Colman Andrews

Author - Editor

“This is an Anglo-Indian dish that became popular throughout the United Kingdom and in Ireland in Victorian times. (The name derives from the Hindi khichdi, meaning a kind of rice and lentil dish.) It is thought of as a breakfast dish, but makes a good light lunch, too."

–Colman Andrews


  • 1 pound smoked haddock or finnan haddie, smoked salmon, or cooked fresh salmon or a combination
  • 2 cups milk (if using haddock or finnan haddie)
  • 3 cups cooked rice
  • 1 teaspoon curry powder
  • 1 teaspoon cayenne
  • Salt and pepper
  • 3 tablespoons butter
  • 1 onion, minced
  • 2 hard-cooked eggs, chopped
  • 1 tablespoon chopped fresh parsley
  • 1 tablespoon chopped fresh chives


If using haddock, rinse the fish, then heat the milk in a small pan over medium heat (do not boil) and add the fish, breaking it up if necessary. Reduce the heat to low and poach the fish for about 10 minutes. Remove the fish from the milk, and discard the milk. When the fish is cool enough to handle, remove and discard any skin and bones and break the fish into small pieces with your hands.

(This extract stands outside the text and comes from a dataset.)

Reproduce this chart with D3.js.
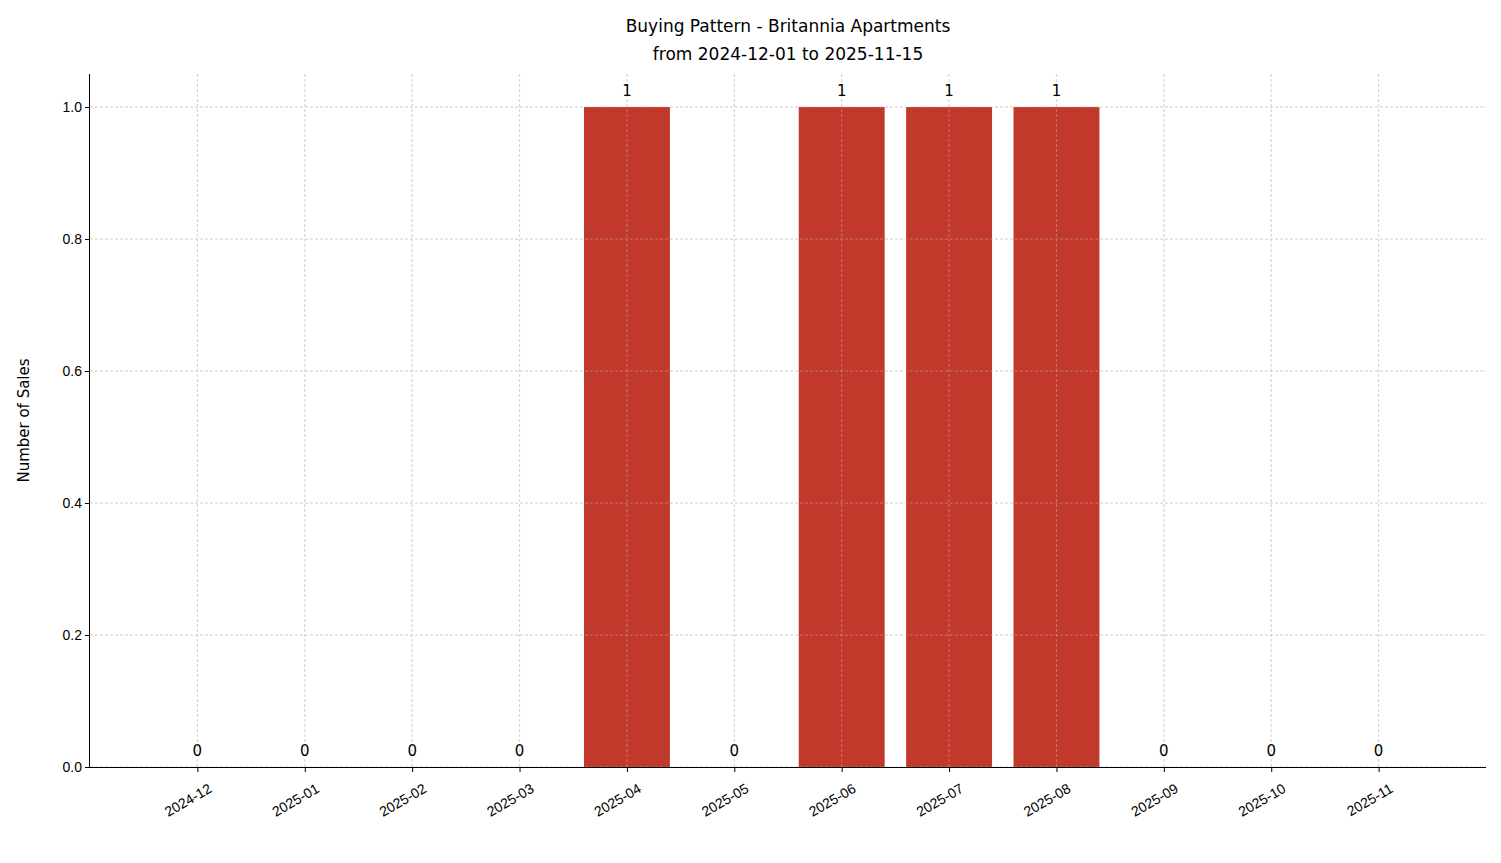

If using regular smoked salmon, cut it into small strips. If using fresh salmon, break the fish into small pieces with your hands. Set aside.

Put the rice into a large bowl, breaking it up with your hands if it has clumped together, and stir in the curry powder, cayenne, and salt and pepper to taste.

Melt 1 tablespoon of the butter in a large skillet over medium heat, then add the onion and cook for about 8 minutes.

Melt the remaining 2 tablespoons of the butter in a small pan, then drizzle it over the rice. Add the onion and the butter it cooked in, then stir in the fish. Add the eggs and parsley and mix everything together well. Adjust the seasoning with salt and pepper, then scatter the chives over top. Serve warm or at room temperature.